Players have been constantly told “change your behaviour” in regard to tackle height for the last three years but according to rugby’s most famous referee too many are still not getting the message and the consequences can be immensely dangerous.
Nigel Owens, widely admired as the best referee in the game before he retired internationally in 2020 after taking charge of his 100th test, says he is struggling to understand incidents such as England prop Charlie Ewels smashing into the head of Ireland’s James Ryan last Saturday.
“The disappointing thing is that we’re still seeing these sort of dangerous, upright tackles,” Owens told Reuters in an interview.
“Sometimes you make a tackle and you get it wrong, things do happen, but everybody should know now that if you go in high you are putting yourself and the opposition player at risk of injury and you are probably going to get a card, which most of the time will be red.”
The clamp down on high hits really took hold during the 2019 World Cup and one of the signs of progress is that few people these days tend to question it when such an incident is penalised with a red car.
England coach Eddie Jones said he had no issues with Saturday’s dismissal in the second minute as Ireland went on to win the Six Nations clash 32-15 and Ewels accepted it was dangerous during the disciplinary hearing that handed him a three-game ban.
Owens is clear where he thinks the responsibility lies in trying to remove such contact from a sport that is brutal enough with its legal hits and is facing something of a crisis in terms of concussion, both before and after playing careers.

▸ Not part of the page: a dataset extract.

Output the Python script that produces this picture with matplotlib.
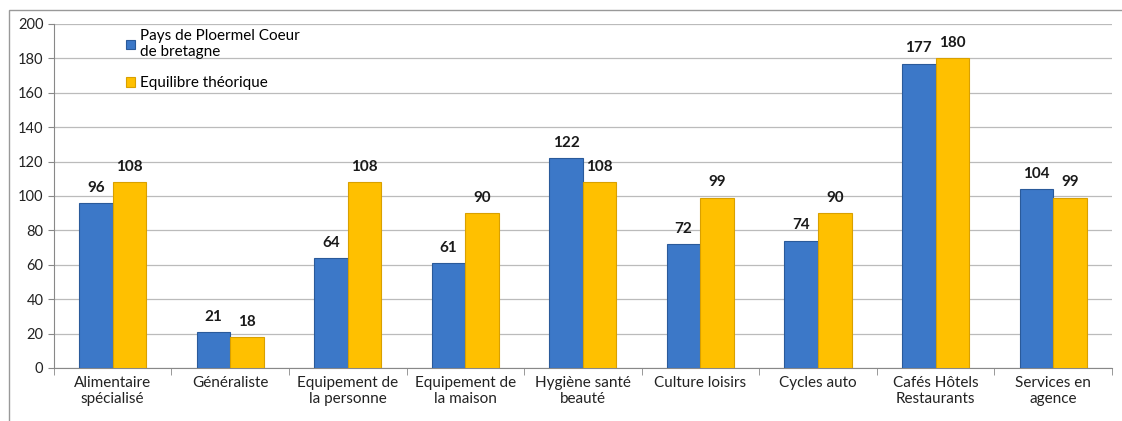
import matplotlib
matplotlib.use("Agg")
import matplotlib.pyplot as plt
import numpy as np
from matplotlib.patches import Rectangle

categories = ["Alimentaire\nspécialisé", "Généraliste", "Equipement de\nla personne",
              "Equipement de\nla maison", "Hygiène santé\nbeauté", "Culture loisirs",
              "Cycles auto", "Cafés Hôtels\nRestaurants", "Services en\nagence"]
pays = [96, 21, 64, 61, 122, 72, 74, 177, 104]
equilibre = [108, 18, 108, 90, 108, 99, 90, 180, 99]
series_names = ["Pays de Ploermel Coeur\nde bretagne", "Equilibre théorique"]
yticks = list(range(0, 201, 20))

plt.rcParams['font.family'] = ['Lato', 'DejaVu Sans']

fig = plt.figure(figsize=(11.22, 4.21), dpi=100)
ax = fig.add_axes([0.048, 0.126, 0.943, 0.817])

x = np.arange(len(categories))
w = 0.285
b1 = ax.bar(x - w/2, pays, w, color="#3C78C8", edgecolor="#2A5A9A", linewidth=0.8,
            label=series_names[0], zorder=3)
b2 = ax.bar(x + w/2, equilibre, w, color="#FFC000", edgecolor="#D9A000", linewidth=0.8,
            label=series_names[1], zorder=3)

for bars, vals in ((b1, pays), (b2, equilibre)):
    for r, v in zip(bars, vals):
        ax.annotate(f"{v}", (r.get_x() + r.get_width()/2, v), xytext=(0, 6),
                    textcoords="offset points", ha="center", va="bottom",
                    fontsize=11, fontweight="bold", color="#1a1a1a")

ax.set_xlim(-0.5, len(categories) - 0.5)
ax.set_ylim(0, 200)
ax.set_yticks(yticks)
ax.tick_params(axis='y', labelsize=10.5, length=4, color="#888888", colors="#222222")
ax.set_xticks(x)
ax.set_xticklabels(categories, fontsize=11, color="#222222")
ax.tick_params(axis='x', length=0, pad=6)
ax.set_xticks(np.arange(-0.5, len(categories)), minor=True)
ax.tick_params(axis='x', which='minor', length=5, color="#888888")
ax.yaxis.grid(True, color="#BBBBBB", linewidth=0.9, zorder=0)
ax.set_axisbelow(True)
for s in ("top", "right"):
    ax.spines[s].set_visible(False)
for s in ("left", "bottom"):
    ax.spines[s].set_color("#888888")

leg = ax.legend(loc="upper left", bbox_to_anchor=(0.055, 1.025), frameon=False,
                fontsize=11, handlelength=0.6, handleheight=0.6, handletextpad=0.3,
                labelspacing=1.1)

fig.patches.append(Rectangle((9/1122, -0.1), 1.2, 1.1 - 10/421, transform=fig.transFigure,
                             fill=False, edgecolor="#999999", linewidth=1.0))

fig.savefig("out.png", dpi=100)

“It’s not the game’s fault, it’s not the administrators’ fault and it’s not the referees’ fault – it is player behaviour that needs to change,” said Owens, who was speaking to Reuters in conjunction with William Hill.
“They have to lower their tackle and get a better technique and until they do that we are going to see incidents like this that can maybe lead to a history of concussions and maybe career-ending or life-changing injuries later on.

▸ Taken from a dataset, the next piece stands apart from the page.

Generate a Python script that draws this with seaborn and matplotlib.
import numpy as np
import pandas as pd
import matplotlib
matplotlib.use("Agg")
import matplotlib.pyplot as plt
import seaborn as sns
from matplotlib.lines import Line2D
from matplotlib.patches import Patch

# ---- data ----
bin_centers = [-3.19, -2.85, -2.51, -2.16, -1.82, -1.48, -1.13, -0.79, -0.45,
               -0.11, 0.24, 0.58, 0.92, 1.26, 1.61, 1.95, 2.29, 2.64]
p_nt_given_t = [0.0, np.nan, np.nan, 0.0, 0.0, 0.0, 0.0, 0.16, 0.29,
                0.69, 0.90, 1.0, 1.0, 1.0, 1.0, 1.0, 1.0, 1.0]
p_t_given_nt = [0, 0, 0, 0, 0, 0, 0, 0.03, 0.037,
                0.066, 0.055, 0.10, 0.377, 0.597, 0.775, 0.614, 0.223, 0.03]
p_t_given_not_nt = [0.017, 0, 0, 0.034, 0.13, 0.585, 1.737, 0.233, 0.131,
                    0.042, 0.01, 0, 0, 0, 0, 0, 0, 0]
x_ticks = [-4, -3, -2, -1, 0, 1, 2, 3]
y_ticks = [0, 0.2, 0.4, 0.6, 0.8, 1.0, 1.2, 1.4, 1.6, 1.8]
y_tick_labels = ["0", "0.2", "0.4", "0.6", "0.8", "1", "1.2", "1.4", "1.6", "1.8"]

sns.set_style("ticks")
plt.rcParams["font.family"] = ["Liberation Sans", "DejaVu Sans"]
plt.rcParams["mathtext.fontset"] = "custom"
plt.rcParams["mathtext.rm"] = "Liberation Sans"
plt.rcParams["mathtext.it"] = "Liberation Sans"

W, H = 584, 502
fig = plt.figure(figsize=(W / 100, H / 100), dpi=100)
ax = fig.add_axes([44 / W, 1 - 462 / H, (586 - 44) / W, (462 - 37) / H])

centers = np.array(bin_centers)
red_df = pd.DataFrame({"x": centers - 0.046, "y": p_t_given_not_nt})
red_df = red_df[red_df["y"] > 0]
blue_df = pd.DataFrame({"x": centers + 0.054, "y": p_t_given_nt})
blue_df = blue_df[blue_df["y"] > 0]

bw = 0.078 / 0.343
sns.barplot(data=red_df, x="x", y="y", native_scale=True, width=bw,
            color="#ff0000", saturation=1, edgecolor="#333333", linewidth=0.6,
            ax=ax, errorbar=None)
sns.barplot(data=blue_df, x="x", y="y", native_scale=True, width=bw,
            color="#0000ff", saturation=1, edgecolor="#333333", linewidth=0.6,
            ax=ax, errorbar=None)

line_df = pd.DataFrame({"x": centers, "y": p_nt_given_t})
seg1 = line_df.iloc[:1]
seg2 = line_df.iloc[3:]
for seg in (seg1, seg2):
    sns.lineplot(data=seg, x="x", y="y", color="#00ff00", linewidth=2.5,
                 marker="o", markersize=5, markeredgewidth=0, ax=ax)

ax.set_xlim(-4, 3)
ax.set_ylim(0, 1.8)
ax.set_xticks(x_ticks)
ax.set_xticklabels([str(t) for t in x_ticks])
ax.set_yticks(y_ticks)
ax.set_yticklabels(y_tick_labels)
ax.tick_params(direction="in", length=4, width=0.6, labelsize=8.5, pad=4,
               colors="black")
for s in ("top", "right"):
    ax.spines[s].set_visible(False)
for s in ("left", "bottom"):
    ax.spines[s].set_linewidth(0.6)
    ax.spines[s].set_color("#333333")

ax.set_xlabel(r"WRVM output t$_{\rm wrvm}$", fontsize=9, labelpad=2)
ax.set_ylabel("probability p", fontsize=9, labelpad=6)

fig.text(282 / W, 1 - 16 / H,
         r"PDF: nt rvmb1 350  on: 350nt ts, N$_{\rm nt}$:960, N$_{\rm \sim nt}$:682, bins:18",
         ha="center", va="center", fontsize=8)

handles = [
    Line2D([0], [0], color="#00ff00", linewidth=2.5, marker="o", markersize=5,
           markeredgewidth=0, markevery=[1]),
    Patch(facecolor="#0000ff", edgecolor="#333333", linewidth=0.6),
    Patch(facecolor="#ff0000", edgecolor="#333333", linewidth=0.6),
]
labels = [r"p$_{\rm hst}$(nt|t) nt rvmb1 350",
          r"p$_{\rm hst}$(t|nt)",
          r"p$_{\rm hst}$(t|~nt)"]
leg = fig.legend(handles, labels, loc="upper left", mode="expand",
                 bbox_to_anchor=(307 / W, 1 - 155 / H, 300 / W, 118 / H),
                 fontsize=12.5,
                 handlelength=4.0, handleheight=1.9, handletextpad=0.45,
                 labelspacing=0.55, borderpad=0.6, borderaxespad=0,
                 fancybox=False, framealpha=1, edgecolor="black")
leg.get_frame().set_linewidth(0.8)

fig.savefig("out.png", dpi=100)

“People just need to understand that. There’s no point in debating whether it should be a 20-minute sin bin or an orange card or whatever, we need players to change and we need coaches to spend more time making them change, and everyone needs to buy into it.”
RUGBY THEATRE
While coaches, commentators and pundits had no issue with Ewels’ red card, many at Twickenham showed their displeasure by booing the subsequent penalty kick from Ireland’s Johnny Sexton.

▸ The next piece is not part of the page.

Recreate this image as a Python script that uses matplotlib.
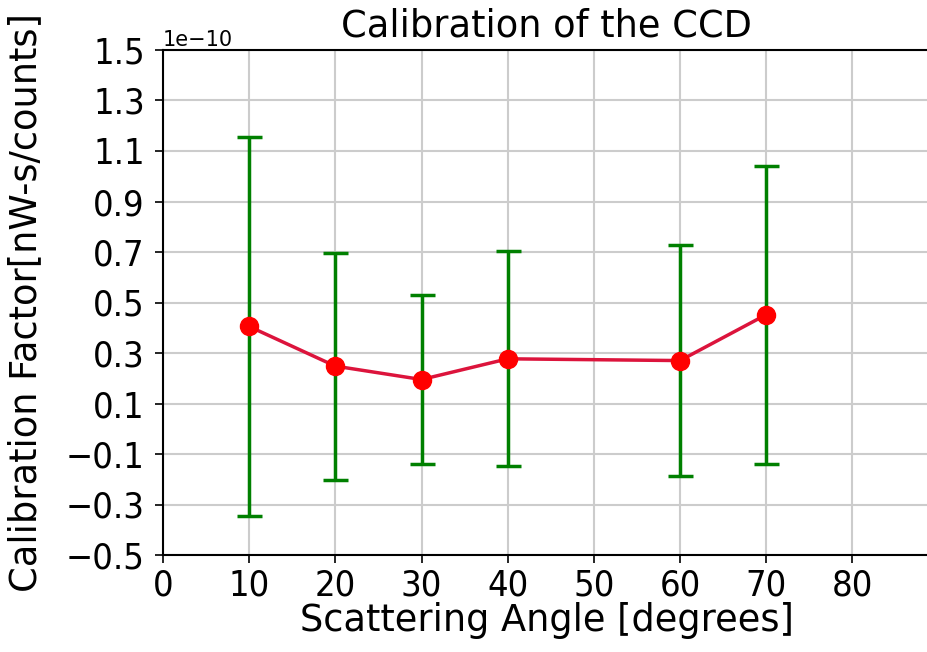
import matplotlib
matplotlib.use('Agg')
from matplotlib import pyplot as plt
from matplotlib.ticker import FixedLocator, FixedFormatter

# scattering angles and calibration factor (nW-s/counts)
angles = [10, 20, 30, 40, 60, 70]
calib = [0.405e-10, 0.248e-10, 0.195e-10, 0.277e-10, 0.270e-10, 0.452e-10]
calib_err = [0.750e-10, 0.450e-10, 0.335e-10, 0.425e-10, 0.457e-10, 0.590e-10]

x_ticks = [0, 10, 20, 30, 40, 50, 60, 70, 80]
y_ticks = [-0.5, -0.3, -0.1, 0.1, 0.3, 0.5, 0.7, 0.9, 1.1, 1.3, 1.5]
y_labels = ['\u22120.5', '\u22120.3', '\u22120.1', '0.1', '0.3', '0.5', '0.7',
            '0.9', '1.1', '1.3', '1.5']


def main():
    fig = plt.figure(figsize=(9.28, 6.52), dpi=100)
    ax = fig.add_axes([163 / 928, 97 / 652, 767 / 928, 505 / 652])

    ax.errorbar(angles, calib, yerr=calib_err, fmt='none', ecolor='green',
                elinewidth=2.5, capsize=9, capthick=2.5, zorder=2)
    ax.plot(angles, calib, '-', color='crimson', lw=2.5, zorder=3)
    ax.plot(angles, calib, 'o', color='red', ms=13, zorder=4)

    ax.set_xlim(0, 89)
    ax.set_ylim(-0.5e-10, 1.5e-10)
    ax.set_xticks(x_ticks)
    ax.yaxis.set_major_locator(FixedLocator([v * 1e-10 for v in y_ticks]))
    fmt = FixedFormatter(y_labels)
    fmt.set_offset_string('1e\u221210')
    ax.yaxis.set_major_formatter(fmt)
    ax.yaxis.get_offset_text().set_fontsize(15)

    ax.grid(True, color='#cccccc', lw=1.5)
    ax.set_axisbelow(True)
    ax.tick_params(labelsize=26, length=6, width=1.2)
    ax.tick_params(axis='y', pad=7)
    for lab in ax.get_xticklabels() + ax.get_yticklabels():
        lab.set_fontstretch('condensed')
    for s in ax.spines.values():
        s.set_linewidth(1.5)

    ax.set_xlabel('Scattering Angle [degrees]', fontsize=26.5, labelpad=0)
    ax.set_ylabel('Calibration Factor[nW-s/counts]', fontsize=26.5)
    ax.yaxis.set_label_coords(-0.155, 0.5)
    ax.set_title('Calibration of the CCD', fontsize=26.5, pad=10)

    fig.savefig('out.png', dpi=100)


if __name__ == '__main__':
    main()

Owens dismissed that unusual behaviour as “part of the theatre” but agreed the game could do a better job at disseminating the process.
“It is strange that people sitting at home watching the game get all the communications and yet the person who pays 100 pounds ($131.20) plus and is creating that atmosphere in the stadium doesn’t really know what’s going on,” he said.
Owens was in slightly less forgiving mood when it came to refereeing of scrums in the Six Nations, which have been dogged by endless re-sets and penalties.
He had some sympathy for Jones, who complained that England were not allowed to gain the benefit of their scrum dominance, despite winning a series of penalties.
“Overall, the refereeing has been pretty tidy and we haven’t been looking at controversial decisions that have decided matches, but one of the areas that I think needs to be refereed better is the scrum,” he said.
“There is an important point here – it’s the players that need to change. It’s they who are slow setting up, they who are causing the collapses and the re-sets, but I do feel that referees need to be stronger with it.
“So if a team is really slow setting up, a free kick is there in the laws to be given. We haven’t really seen a Six Nations game this year where the scrum has been a potent theatre of attack because we haven’t seen any side getting real clear dominance because so there is so much instability.”